| Problem statement |
Write the listing below out again exactly, dropping the images.

| Source excerpt |

+--

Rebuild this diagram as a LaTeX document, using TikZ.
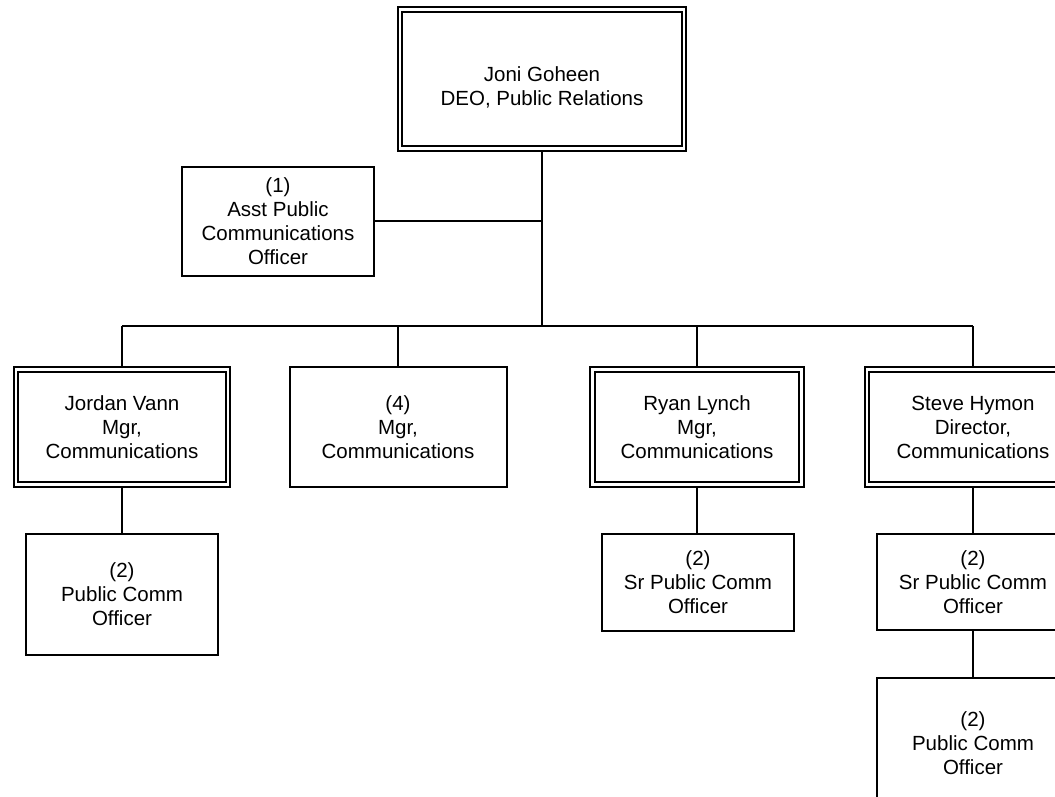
\documentclass[tikz,border=0pt]{standalone}
\usepackage{fontspec}
\setmainfont{Liberation Sans}
\begin{document}
\begin{tikzpicture}[x=1pt,y=-1pt,
  box/.style={draw, line width=2pt, align=center, inner sep=0pt, outer sep=1pt,
    font=\fontsize{20.5}{24}\selectfont},
  dbox/.style={draw, double, line width=2pt, double distance=2.6pt, align=center,
    inner sep=0pt, outer sep=3.3pt, font=\fontsize{20.5}{24}\selectfont},
  conn/.style={line width=2pt}]
\path[use as bounding box, fill=white] (0,0) rectangle (1055,796);
\clip (0,0) rectangle (1055,796);

\node[dbox, minimum width=284pt, minimum height=139pt] (top) at (542,79)
  {\rule{0pt}{15pt}\\[-8pt]Joni Goheen\\DEO, Public Relations};
\node[box, minimum width=192pt, minimum height=109pt] (asst) at (278,221)
  {(1)\\Asst Public\\Communications\\Officer};

\node[dbox, minimum width=212pt, minimum height=115pt] (jordan) at (122,427)
  {Jordan Vann\\Mgr,\\Communications};
\node[box, minimum width=217pt, minimum height=120pt] (four) at (398,427)
  {(4)\\Mgr,\\Communications};
\node[dbox, minimum width=209pt, minimum height=115pt] (ryan) at (697,427)
  {Ryan Lynch\\Mgr,\\Communications};
\node[dbox, minimum width=212pt, minimum height=115pt] (steve) at (973,427)
  {Steve Hymon\\Director,\\Communications};

\node[box, minimum width=192pt, minimum height=121pt] (pc1) at (122,594.5)
  {(2)\\Public Comm\\Officer};
\node[box, minimum width=192pt, minimum height=97pt] (sr1) at (698,582.5)
  {(2)\\Sr Public Comm\\Officer};
\node[box, minimum width=192pt, minimum height=96pt] (sr2) at (973,582)
  {(2)\\Sr Public Comm\\Officer};
\node[box, minimum width=192pt, minimum height=130pt] (pc2) at (973,743)
  {(2)\\Public Comm\\Officer};

\coordinate (bus) at (542,326);

\draw[conn] (top.south) -- (bus);
\draw[conn] (asst.east) -- (asst.east -| top.south);
\draw[conn] (jordan.north |- bus) -- (steve.north |- bus);
\draw[conn] (jordan.north) -- (jordan.north |- bus);
\draw[conn] (four.north) -- (four.north |- bus);
\draw[conn] (ryan.north) -- (ryan.north |- bus);
\draw[conn] (steve.north) -- (steve.north |- bus);
\draw[conn] (jordan.south) -- (pc1.north);
\draw[conn] (ryan.south) -- (ryan.south |- sr1.north);
\draw[conn] (steve.south) -- (sr2.north);
\draw[conn] (sr2.south) -- (pc2.north);
\end{tikzpicture}
\end{document}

+--

| Correct response |
Rebuild this diagram as a LaTeX document, using TikZ.
\documentclass[tikz,border=0pt]{standalone}
\usepackage{fontspec}
\setmainfont{Liberation Sans}
\begin{document}
\begin{tikzpicture}[x=1pt,y=-1pt,
  box/.style={draw, line width=2pt, align=center, inner sep=0pt, outer sep=1pt,
    font=\fontsize{20.5}{24}\selectfont},
  dbox/.style={draw, double, line width=2pt, double distance=2.6pt, align=center,
    inner sep=0pt, outer sep=3.3pt, font=\fontsize{20.5}{24}\selectfont},
  conn/.style={line width=2pt}]
\path[use as bounding box, fill=white] (0,0) rectangle (1055,796);
\clip (0,0) rectangle (1055,796);

\node[dbox, minimum width=284pt, minimum height=139pt] (top) at (542,79)
  {\rule{0pt}{15pt}\\[-8pt]Joni Goheen\\DEO, Public Relations};
\node[box, minimum width=192pt, minimum height=109pt] (asst) at (278,221)
  {(1)\\Asst Public\\Communications\\Officer};

\node[dbox, minimum width=212pt, minimum height=115pt] (jordan) at (122,427)
  {Jordan Vann\\Mgr,\\Communications};
\node[box, minimum width=217pt, minimum height=120pt] (four) at (398,427)
  {(4)\\Mgr,\\Communications};
\node[dbox, minimum width=209pt, minimum height=115pt] (ryan) at (697,427)
  {Ryan Lynch\\Mgr,\\Communications};
\node[dbox, minimum width=212pt, minimum height=115pt] (steve) at (973,427)
  {Steve Hymon\\Director,\\Communications};

\node[box, minimum width=192pt, minimum height=121pt] (pc1) at (122,594.5)
  {(2)\\Public Comm\\Officer};
\node[box, minimum width=192pt, minimum height=97pt] (sr1) at (698,582.5)
  {(2)\\Sr Public Comm\\Officer};
\node[box, minimum width=192pt, minimum height=96pt] (sr2) at (973,582)
  {(2)\\Sr Public Comm\\Officer};
\node[box, minimum width=192pt, minimum height=130pt] (pc2) at (973,743)
  {(2)\\Public Comm\\Officer};

\coordinate (bus) at (542,326);

\draw[conn] (top.south) -- (bus);
\draw[conn] (asst.east) -- (asst.east -| top.south);
\draw[conn] (jordan.north |- bus) -- (steve.north |- bus);
\draw[conn] (jordan.north) -- (jordan.north |- bus);
\draw[conn] (four.north) -- (four.north |- bus);
\draw[conn] (ryan.north) -- (ryan.north |- bus);
\draw[conn] (steve.north) -- (steve.north |- bus);
\draw[conn] (jordan.south) -- (pc1.north);
\draw[conn] (ryan.south) -- (ryan.south |- sr1.north);
\draw[conn] (steve.south) -- (sr2.north);
\draw[conn] (sr2.south) -- (pc2.north);
\end{tikzpicture}
\end{document}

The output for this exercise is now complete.